Every one seems to be talking about them, designing them or getting them designed for their company. What are logos? How are they different than icons? People are confused about this but it isn’t keeping anyone up nights unless they happen to be deeply immersed in the study of ancient civilizations. Even though the word “logo” comes from ancient Greek and it translates to “word” or “speech”, other cultures – the Babylonian, Assyrian, Mayan, Chinese, Egyptian also used pictographs to communicate words and ideas. Pictographs could be considered early logos; unfortunately, gang graffiti on the walls of inner city buildings continues that trend of identification through signs and pictures.
Icons (derived from the Greek) are also used to communicate, but with pictures instead of words. The dictionary definition of “icon” is “image or likeness”. Thus, logo is to “word” as icon is to “picture” yet in the modern world of product identification, the distinction between the two is sort of cloudy; many well-known logos combine a tag line/motto and a picture with the corporate or product name in the logo. Other logos are clearly just words – the company name with no pictures. Maybe what we need is a new word to define the crossbred creation – a “locon” or “logon”?
Until that comes to pass, let’s stick with logo, even though many well-known logos are combinations of words and pictures. What is important about logo history is what has happened in this century – the universal adaptation of the logo as a key element used in the identification and advertising of a product or service.
One of the earliest logos anyone who is alive today will remember is that of the dog Nipper sitting in front of a phonograph and listening very intently. The motto “His Master’s Voice” is part of that logo. This logo made its debut in 1910. Is that logo still in use? You bet it is! RCA, the corporation that took over the Victor Talking Machine Company in 1920, still uses Nipper to hawk its products.
An even earlier logo, which is still very much in use, is that of Prudential Insurance – the Rock of Gibraltar.
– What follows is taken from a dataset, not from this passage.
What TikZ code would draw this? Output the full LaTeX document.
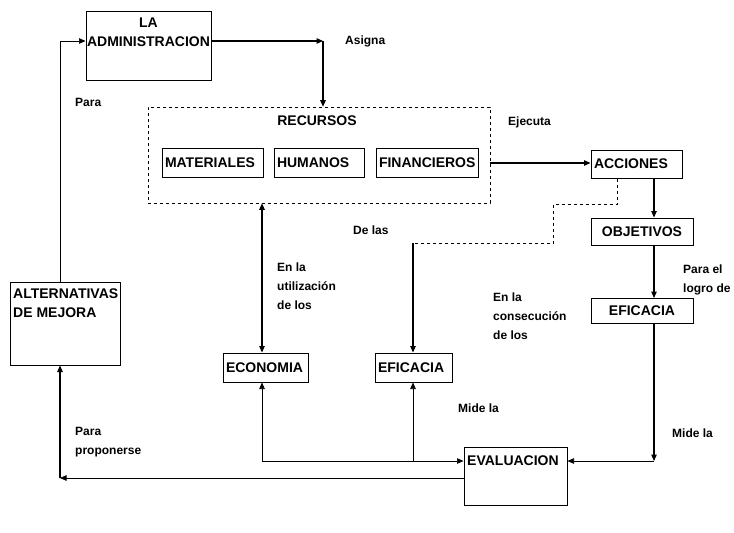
\documentclass[tikz,border=0pt]{standalone}
\usepackage{fontspec}
\setmainfont{Liberation Sans}
\usetikzlibrary{arrows.meta}
\begin{document}
\begin{tikzpicture}[x=1pt,y=-1pt,
  box/.style={draw, line width=1pt, inner xsep=3pt, inner ysep=0pt, align=left,
    font=\fontsize{14}{19}\selectfont\bfseries},
  dbox/.style={draw, dashed, line width=0.6pt, inner sep=0pt},
  lbl/.style={inner sep=0pt, align=left, font=\fontsize{14}{19}\selectfont\bfseries},
  note/.style={inner sep=0pt, align=left, anchor=west, font=\fontsize{12}{19}\selectfont\bfseries},
  thickln/.style={line width=1.2pt},
  thinln/.style={line width=0.6pt},
  tip/.style={-{Triangle[length=6.5pt,width=5.5pt]}},
  tips/.style={{Triangle[length=6.5pt,width=5.5pt]}-{Triangle[length=6.5pt,width=5.5pt]}}
]
\useasboundingbox (0,0) rectangle (734,533);
% boxes
\node[box, minimum width=125pt, minimum height=69pt] (adm) at (148.5,45.5) {};
\node[lbl, align=center] (admt) at (148.5,32.5) {LA\\ADMINISTRACION};
\node[dbox, minimum width=342pt, minimum height=96pt] (rec) at (319,155) {};
\node[lbl] (rect) at (317,121) {RECURSOS};
\node[box, text width=95pt, minimum height=29pt] (mat) at (212.5,162.5) {MATERIALES};
\node[box, text width=84pt, minimum height=29pt] (hum) at (319,162.5) {HUMANOS};
\node[box, text width=96pt, minimum height=29pt] (fin) at (427,162.5) {FINANCIEROS};
\node[box, text width=85pt, minimum height=28pt] (acc) at (636.5,164) {ACCIONES};
\node[box, text width=96pt, align=center, minimum height=27pt] (obj) at (642,231.5) {OBJETIVOS};
\node[box, text width=96pt, align=center, minimum height=25pt] (efr) at (642,311) {EFICACIA};
\node[box, text width=79pt, minimum height=29pt] (eco) at (265.5,367.5) {ECONOMIA};
\node[box, text width=71pt, minimum height=29pt] (efm) at (413.5,367.5) {EFICACIA};
\node[box, minimum width=103pt, minimum height=58pt] (eva) at (515.5,476) {};
\node[lbl, anchor=west] (evat) at (467,461) {EVALUACION};
\node[box, minimum width=110pt, minimum height=83pt] (alt) at (65,323.5) {};
\node[lbl, anchor=north west] (altt) at (13,289) {ALTERNATIVAS\\DE MEJORA};
% notes
\node[note] (n1) at (345,41) {Asigna};
\node[note] (n2) at (75,102) {Para};
\node[note] (n3) at (508,122) {Ejecuta};
\node[note] (n4) at (353,230) {De las};
\node[note] (n5) at (277,286) {En la\\utilización\\de los};
\node[note] (n6) at (493,316) {En la\\consecución\\de los};
\node[note] (n7) at (683,280) {Para el\\logro de};
\node[note] (n8) at (458,408) {Mide la};
\node[note] (n9) at (75,442) {Para\\proponerse};
\node[note] (n10) at (672,433) {Mide la};
% coordinates
\coordinate (c0) at (60,41);
\coordinate (c1) at (323,41);
\coordinate (vx) at (654,0);
\coordinate (c2) at (654,461);
\coordinate (d0) at (617,0);
\coordinate (d1) at (617,204);
\coordinate (d2) at (553,204);
\coordinate (d3) at (553,243);
\coordinate (d4) at (413,243);
\coordinate (ex) at (262,0);
\coordinate (b1) at (262,461);
\coordinate (b2) at (413,461);
\coordinate (b3) at (60,478);
% connectors
\draw[thinln] (c0 |- alt.north) -- (c0);
\draw[thinln, tip] (c0) -- (c0 -| adm.west);
\draw[thickln, tip] (c1 -| adm.east) -- (c1);
\draw[thickln, tip] (c1) -- (c1 |- rec.north);
\draw[thickln, tip] (rec.east |- 0,163) -- (acc.west |- 0,163);
\draw[thickln, tip] (vx |- acc.south) -- (vx |- obj.north);
\draw[thickln, tip] (vx |- obj.south) -- (vx |- efr.north);
\draw[thickln, tip] (vx |- efr.south) -- (c2);
\draw[thinln, tip] (c2) -- (c2 -| eva.east);
\draw[thinln, dashed] (d0 |- acc.south) -- (d1) -- (d2) -- (d3) -- (d4);
\draw[thickln, tip] (d4) -- (d4 |- efm.north);
\draw[thickln, tips] (ex |- rec.south) -- (ex |- eco.north);
\draw[thinln, tip] (b1) -- (b1 -| eva.west);
\draw[thinln, tip] (b1) -- (b1 |- eco.south);
\draw[thinln, tip] (b2) -- (b2 |- efm.south);
\draw[thinln, tip] (b3 -| eva.west) -- (b3);
\draw[thickln, tip] (b3) -- (b3 |- alt.south);
\end{tikzpicture}
\end{document}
This came on the scene in 1896 and Prudential still urges consumers to “rely on the Rock”.
Some logos are so powerful they become universally known as symbols of a complete profession. Any doctor’s office will turn up a host of papers and other medical items imprinted with the symbol of a snake entwined around a staff – the caduceus. The medical community uses this logo to identify itself and every layman recognizes it.
Various religions use logos to reach their flocks. The cross, the Star of David are symbols of two of the major sects.
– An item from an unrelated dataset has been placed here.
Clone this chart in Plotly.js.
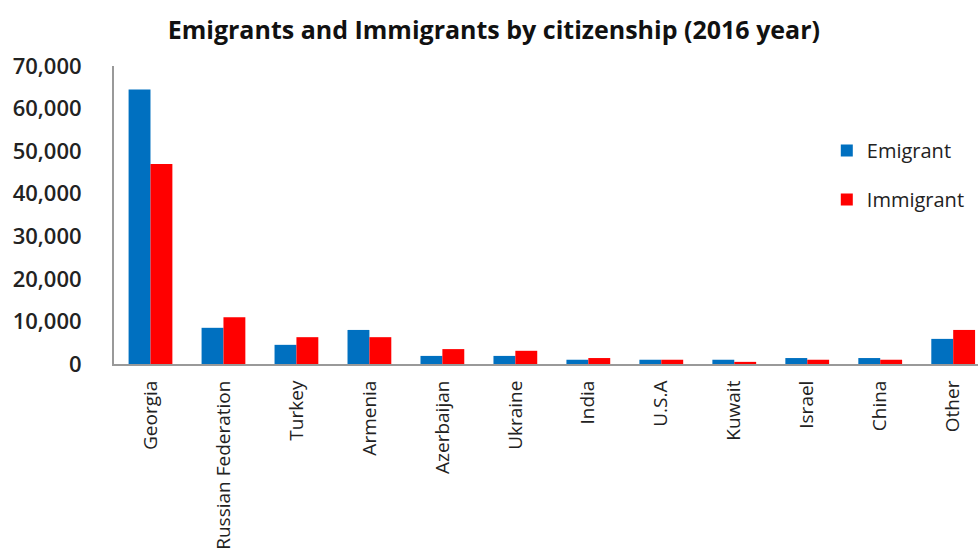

In the secular world, however, logos have grown so ubiquitously, that children in the new generation can identify popular logos even before they have learned to talk. What little child doesn’t immediately recognize the Golden Arches of McDonald’s?
The use of logos as trademarks goes back in time to the early days of the Renaissance, the 13th Century. Goldsmiths’ marks, paper makers’ watermarks were among the first logos used in this way, as trademarks. Trademarks, in today’s world of advertising, provide an easy method for recognizing a particular product.
Call them what you will – icon, trademark or logo – these powerful symbols have revolutionized the advertising world and you can’t escape their effect.